DERSHANELER, FATİH PROJESİ VE ÖĞRETMEN ATAMALARI AYNI POTADA NASIL BULUŞUR?
Hayatta doğru soruları sormak belkide en önemli yeteneklerden… Bundan bir kaç ay önce hükümetin bu konudaki yetenek açığının en büyük sıkıntısını şu an ülkece yaşıyoruz. Komplo senaryolarının popüler olduğu bir ortamda bende kendime mani olamadım, buyurun:
6 ve 7 Şubat’ta yapılacak olan öğretmen atamalarını beklerken bundan tam 2 ay önce gündemin baş köşesine oturan dershaneler konusunun nasıl da ortadan yok olup gittiğini görmekteyiz. O günlerde dershanelerin tasviyesi işinin siyasi tabanlı değil de eğitim tabanlı olduğuna inanan veya savunan bir kaç kişi olmuşsa bile artık onların da diyecek bir şeyinin kalmadığı aşikar.
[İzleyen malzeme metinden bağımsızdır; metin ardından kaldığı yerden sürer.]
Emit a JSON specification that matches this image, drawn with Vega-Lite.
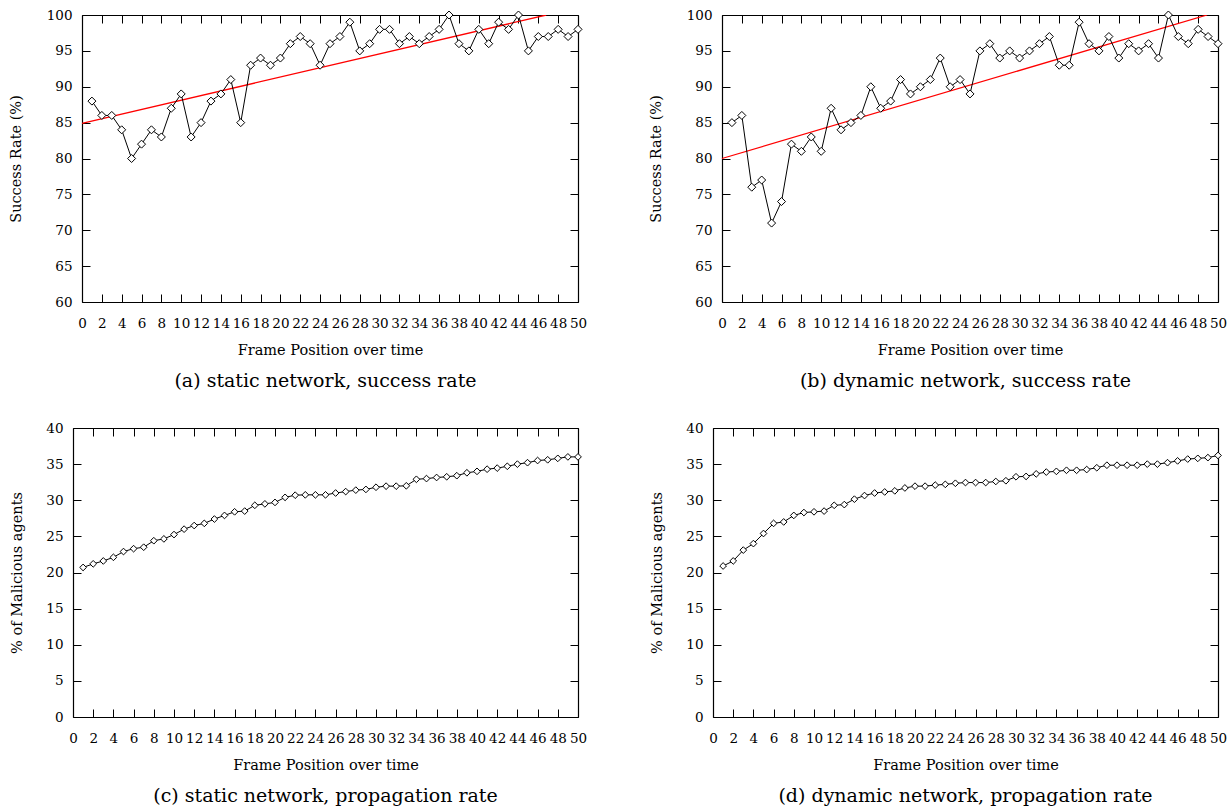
{
  "$schema": "https://vega.github.io/schema/vega-lite/v6.json",
  "padding": {"left": 8, "top": 8, "right": 2, "bottom": 0},
  "background": "white",
  "config": {
    "font": "DejaVu Serif",
    "view": {"stroke": null},
    "axis": {
      "grid": false,
      "domain": true,
      "domainColor": "black",
      "domainWidth": 1.2,
      "tickColor": "black",
      "tickWidth": 1,
      "tickSize": -8,
      "labelColor": "black",
      "labelFont": "DejaVu Serif",
      "labelFontSize": 13.5,
      "titleFont": "DejaVu Serif",
      "titleFontSize": 14.5,
      "titleFontWeight": "normal",
      "titleColor": "black",
      "labelOverlap": false,
      "labelFlush": false
    },
    "axisX": {"labelPadding": 22, "titlePadding": 14},
    "axisY": {"labelPadding": 18, "titlePadding": 21},
    "title": {"font": "DejaVu Serif", "fontSize": 19, "fontWeight": "normal", "color": "black"}
  },
  "datasets": {
    "a": [
      {"x":1,"y":88},{"x":2,"y":86},{"x":3,"y":86},{"x":4,"y":84},{"x":5,"y":80},{"x":6,"y":82},{"x":7,"y":84},{"x":8,"y":83},{"x":9,"y":87},{"x":10,"y":89},
      {"x":11,"y":83},{"x":12,"y":85},{"x":13,"y":88},{"x":14,"y":89},{"x":15,"y":91},{"x":16,"y":85},{"x":17,"y":93},{"x":18,"y":94},{"x":19,"y":93},{"x":20,"y":94},
      {"x":21,"y":96},{"x":22,"y":97},{"x":23,"y":96},{"x":24,"y":93},{"x":25,"y":96},{"x":26,"y":97},{"x":27,"y":99},{"x":28,"y":95},{"x":29,"y":96},{"x":30,"y":98},
      {"x":31,"y":98},{"x":32,"y":96},{"x":33,"y":97},{"x":34,"y":96},{"x":35,"y":97},{"x":36,"y":98},{"x":37,"y":100},{"x":38,"y":96},{"x":39,"y":95},{"x":40,"y":98},
      {"x":41,"y":96},{"x":42,"y":99},{"x":43,"y":98},{"x":44,"y":100},{"x":45,"y":95},{"x":46,"y":97},{"x":47,"y":97},{"x":48,"y":98},{"x":49,"y":97},{"x":50,"y":98}
    ],
    "b": [
      {"x":1,"y":85},{"x":2,"y":86},{"x":3,"y":76},{"x":4,"y":77},{"x":5,"y":71},{"x":6,"y":74},{"x":7,"y":82},{"x":8,"y":81},{"x":9,"y":83},{"x":10,"y":81},
      {"x":11,"y":87},{"x":12,"y":84},{"x":13,"y":85},{"x":14,"y":86},{"x":15,"y":90},{"x":16,"y":87},{"x":17,"y":88},{"x":18,"y":91},{"x":19,"y":89},{"x":20,"y":90},
      {"x":21,"y":91},{"x":22,"y":94},{"x":23,"y":90},{"x":24,"y":91},{"x":25,"y":89},{"x":26,"y":95},{"x":27,"y":96},{"x":28,"y":94},{"x":29,"y":95},{"x":30,"y":94},
      {"x":31,"y":95},{"x":32,"y":96},{"x":33,"y":97},{"x":34,"y":93},{"x":35,"y":93},{"x":36,"y":99},{"x":37,"y":96},{"x":38,"y":95},{"x":39,"y":97},{"x":40,"y":94},
      {"x":41,"y":96},{"x":42,"y":95},{"x":43,"y":96},{"x":44,"y":94},{"x":45,"y":100},{"x":46,"y":97},{"x":47,"y":96},{"x":48,"y":98},{"x":49,"y":97},{"x":50,"y":96}
    ],
    "c": [
      {"x":1,"y":20.7},{"x":2,"y":21.2},{"x":3,"y":21.6},{"x":4,"y":22.1},{"x":5,"y":22.9},{"x":6,"y":23.3},{"x":7,"y":23.5},{"x":8,"y":24.4},{"x":9,"y":24.65},{"x":10,"y":25.25},
      {"x":11,"y":26.0},{"x":12,"y":26.5},{"x":13,"y":26.8},{"x":14,"y":27.4},{"x":15,"y":27.9},{"x":16,"y":28.4},{"x":17,"y":28.5},{"x":18,"y":29.3},{"x":19,"y":29.5},{"x":20,"y":29.7},
      {"x":21,"y":30.4},{"x":22,"y":30.7},{"x":23,"y":30.75},{"x":24,"y":30.75},{"x":25,"y":30.75},{"x":26,"y":31.0},{"x":27,"y":31.2},{"x":28,"y":31.4},{"x":29,"y":31.5},{"x":30,"y":31.8},
      {"x":31,"y":31.95},{"x":32,"y":31.95},{"x":33,"y":32.0},{"x":34,"y":32.9},{"x":35,"y":33.0},{"x":36,"y":33.15},{"x":37,"y":33.25},{"x":38,"y":33.4},{"x":39,"y":33.8},{"x":40,"y":34.0},
      {"x":41,"y":34.3},{"x":42,"y":34.45},{"x":43,"y":34.7},{"x":44,"y":35.0},{"x":45,"y":35.2},{"x":46,"y":35.5},{"x":47,"y":35.6},{"x":48,"y":35.8},{"x":49,"y":36.0},{"x":50,"y":36.0}
    ],
    "d": [
      {"x":1,"y":20.9},{"x":2,"y":21.6},{"x":3,"y":23.1},{"x":4,"y":24.0},{"x":5,"y":25.4},{"x":6,"y":26.8},{"x":7,"y":27.0},{"x":8,"y":27.9},{"x":9,"y":28.3},{"x":10,"y":28.4},
      {"x":11,"y":28.5},{"x":12,"y":29.3},{"x":13,"y":29.4},{"x":14,"y":30.15},{"x":15,"y":30.65},{"x":16,"y":31.0},{"x":17,"y":31.15},{"x":18,"y":31.3},{"x":19,"y":31.7},{"x":20,"y":31.95},
      {"x":21,"y":31.95},{"x":22,"y":32.1},{"x":23,"y":32.2},{"x":24,"y":32.35},{"x":25,"y":32.45},{"x":26,"y":32.45},{"x":27,"y":32.45},{"x":28,"y":32.6},{"x":29,"y":32.7},{"x":30,"y":33.25},
      {"x":31,"y":33.3},{"x":32,"y":33.65},{"x":33,"y":33.9},{"x":34,"y":34.0},{"x":35,"y":34.15},{"x":36,"y":34.15},{"x":37,"y":34.25},{"x":38,"y":34.5},{"x":39,"y":34.85},{"x":40,"y":34.85},
      {"x":41,"y":34.85},{"x":42,"y":34.85},{"x":43,"y":35.0},{"x":44,"y":35.0},{"x":45,"y":35.2},{"x":46,"y":35.45},{"x":47,"y":35.7},{"x":48,"y":35.8},{"x":49,"y":35.9},{"x":50,"y":36.2}
    ],
    "ta": [{"x":0,"y":84.9},{"x":46.8,"y":100}],
    "tb": [{"x":0,"y":80.0},{"x":48.9,"y":100}]
  },
  "columns": 2,
  "align": "each",
  "spacing": {"row": 30, "column": 61},
  "concat": [
    {
      "width": 505, "height": 287,
      "title": {"text": "(a) static network, success rate", "orient": "bottom", "offset": 15},
      "layer": [
        {"data": {"name": "ta"}, "mark": {"type": "line", "color": "#ff0000", "strokeWidth": 1.3, "clip": true},
         "encoding": {
           "x": {"field": "x", "type": "quantitative", "scale": {"domain": [0, 50], "range": [9, 505], "nice": false}, "axis": {"orient": "bottom", "title": "Frame Position over time", "values": [0,2,4,6,8,10,12,14,16,18,20,22,24,26,28,30,32,34,36,38,40,42,44,46,48,50]}},
           "y": {"field": "y", "type": "quantitative", "scale": {"domain": [60, 100], "nice": false, "zero": false}, "axis": {"orient": "left", "offset": -9, "title": "Success Rate (%)", "titlePadding": 23, "values": [60,65,70,75,80,85,90,95,100]}}
         }},
        {"data": {"name": "a"}, "mark": {"type": "line", "color": "black", "strokeWidth": 1},
         "encoding": {
           "x": {"field": "x", "type": "quantitative", "axis": null},
           "y": {"field": "y", "type": "quantitative", "axis": null}
         }},
        {"data": {"name": "a"}, "mark": {"type": "point", "shape": "diamond", "filled": true, "fill": "white", "stroke": "black", "strokeWidth": 1, "size": 64, "opacity": 1},
         "encoding": {
           "x": {"field": "x", "type": "quantitative", "axis": {"orient": "top", "labels": false, "title": null, "values": [0,2,4,6,8,10,12,14,16,18,20,22,24,26,28,30,32,34,36,38,40,42,44,46,48,50]}},
           "y": {"field": "y", "type": "quantitative", "axis": {"orient": "right", "labels": false, "title": null, "values": [60,65,70,75,80,85,90,95,100]}}
         }}
      ],
      "resolve": {"axis": {"x": "independent", "y": "independent"}}
    },
    {
      "width": 505, "height": 287,
      "title": {"text": "(b) dynamic network, success rate", "orient": "bottom", "offset": 15},
      "layer": [
        {"data": {"name": "tb"}, "mark": {"type": "line", "color": "#ff0000", "strokeWidth": 1.3, "clip": true},
         "encoding": {
           "x": {"field": "x", "type": "quantitative", "scale": {"domain": [0, 50], "range": [9, 505], "nice": false}, "axis": {"orient": "bottom", "title": "Frame Position over time", "values": [0,2,4,6,8,10,12,14,16,18,20,22,24,26,28,30,32,34,36,38,40,42,44,46,48,50]}},
           "y": {"field": "y", "type": "quantitative", "scale": {"domain": [60, 100], "nice": false, "zero": false}, "axis": {"orient": "left", "offset": -9, "title": "Success Rate (%)", "titlePadding": 23, "values": [60,65,70,75,80,85,90,95,100]}}
         }},
        {"data": {"name": "b"}, "mark": {"type": "line", "color": "black", "strokeWidth": 1},
         "encoding": {
           "x": {"field": "x", "type": "quantitative", "axis": null},
           "y": {"field": "y", "type": "quantitative", "axis": null}
         }},
        {"data": {"name": "b"}, "mark": {"type": "point", "shape": "diamond", "filled": true, "fill": "white", "stroke": "black", "strokeWidth": 1, "size": 64, "opacity": 1},
         "encoding": {
           "x": {"field": "x", "type": "quantitative", "axis": {"orient": "top", "labels": false, "title": null, "values": [0,2,4,6,8,10,12,14,16,18,20,22,24,26,28,30,32,34,36,38,40,42,44,46,48,50]}},
           "y": {"field": "y", "type": "quantitative", "axis": {"orient": "right", "labels": false, "title": null, "values": [60,65,70,75,80,85,90,95,100]}}
         }}
      ],
      "resolve": {"axis": {"x": "independent", "y": "independent"}}
    },
    {
      "width": 505, "height": 289,
      "title": {"text": "(c) static network, propagation rate", "orient": "bottom", "offset": 15},
      "layer": [
        {"data": {"name": "c"}, "mark": {"type": "line", "color": "black", "strokeWidth": 1},
         "encoding": {
           "x": {"field": "x", "type": "quantitative", "scale": {"domain": [0, 50], "nice": false}, "axis": {"orient": "bottom", "title": "Frame Position over time", "values": [0,2,4,6,8,10,12,14,16,18,20,22,24,26,28,30,32,34,36,38,40,42,44,46,48,50]}},
           "y": {"field": "y", "type": "quantitative", "scale": {"domain": [0, 40], "nice": false}, "axis": {"orient": "left", "title": "% of Malicious agents", "values": [0,5,10,15,20,25,30,35,40]}}
         }},
        {"data": {"name": "c"}, "mark": {"type": "point", "shape": "diamond", "filled": true, "fill": "white", "stroke": "black", "strokeWidth": 1, "size": 45, "opacity": 1},
         "encoding": {
           "x": {"field": "x", "type": "quantitative", "axis": {"orient": "top", "labels": false, "title": null, "values": [0,2,4,6,8,10,12,14,16,18,20,22,24,26,28,30,32,34,36,38,40,42,44,46,48,50]}},
           "y": {"field": "y", "type": "quantitative", "axis": {"orient": "right", "labels": false, "title": null, "values": [0,5,10,15,20,25,30,35,40]}}
         }}
      ],
      "resolve": {"axis": {"x": "independent", "y": "independent"}}
    },
    {
      "width": 505, "height": 289,
      "title": {"text": "(d) dynamic network, propagation rate", "orient": "bottom", "offset": 15},
      "layer": [
        {"data": {"name": "d"}, "mark": {"type": "line", "color": "black", "strokeWidth": 1},
         "encoding": {
           "x": {"field": "x", "type": "quantitative", "scale": {"domain": [0, 50], "nice": false}, "axis": {"orient": "bottom", "title": "Frame Position over time", "values": [0,2,4,6,8,10,12,14,16,18,20,22,24,26,28,30,32,34,36,38,40,42,44,46,48,50]}},
           "y": {"field": "y", "type": "quantitative", "scale": {"domain": [0, 40], "nice": false}, "axis": {"orient": "left", "title": "% of Malicious agents", "values": [0,5,10,15,20,25,30,35,40]}}
         }},
        {"data": {"name": "d"}, "mark": {"type": "point", "shape": "diamond", "filled": true, "fill": "white", "stroke": "black", "strokeWidth": 1, "size": 45, "opacity": 1},
         "encoding": {
           "x": {"field": "x", "type": "quantitative", "axis": {"orient": "top", "labels": false, "title": null, "values": [0,2,4,6,8,10,12,14,16,18,20,22,24,26,28,30,32,34,36,38,40,42,44,46,48,50]}},
           "y": {"field": "y", "type": "quantitative", "axis": {"orient": "right", "labels": false, "title": null, "values": [0,5,10,15,20,25,30,35,40]}}
         }}
      ],
      "resolve": {"axis": {"x": "independent", "y": "independent"}}
    }
  ]
}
En kısa şekilde ifade etmek gerekirse, gerçek ajanda eğitim ile ilgili bir reform hareketi olsaydı; dershaneler ilk başlanılacak yer değil her şeyi hallettikten sonra son dokunulacak yerler olurdu.
Tüm bu tasviye hareketi esnasında aslında AKP hükümeti elindeki çok ciddi bir fırsatı da kaçırmış oldu.
Nasıl mı?
Öncelikle, herhangi bir şeyi, özellikle de büyük bir yapıyı, tasviye etmenin, ortadan kaldırmanın yolu o yapıyı değersizleştirmekten, anlamsızlaştırmaktan geçer.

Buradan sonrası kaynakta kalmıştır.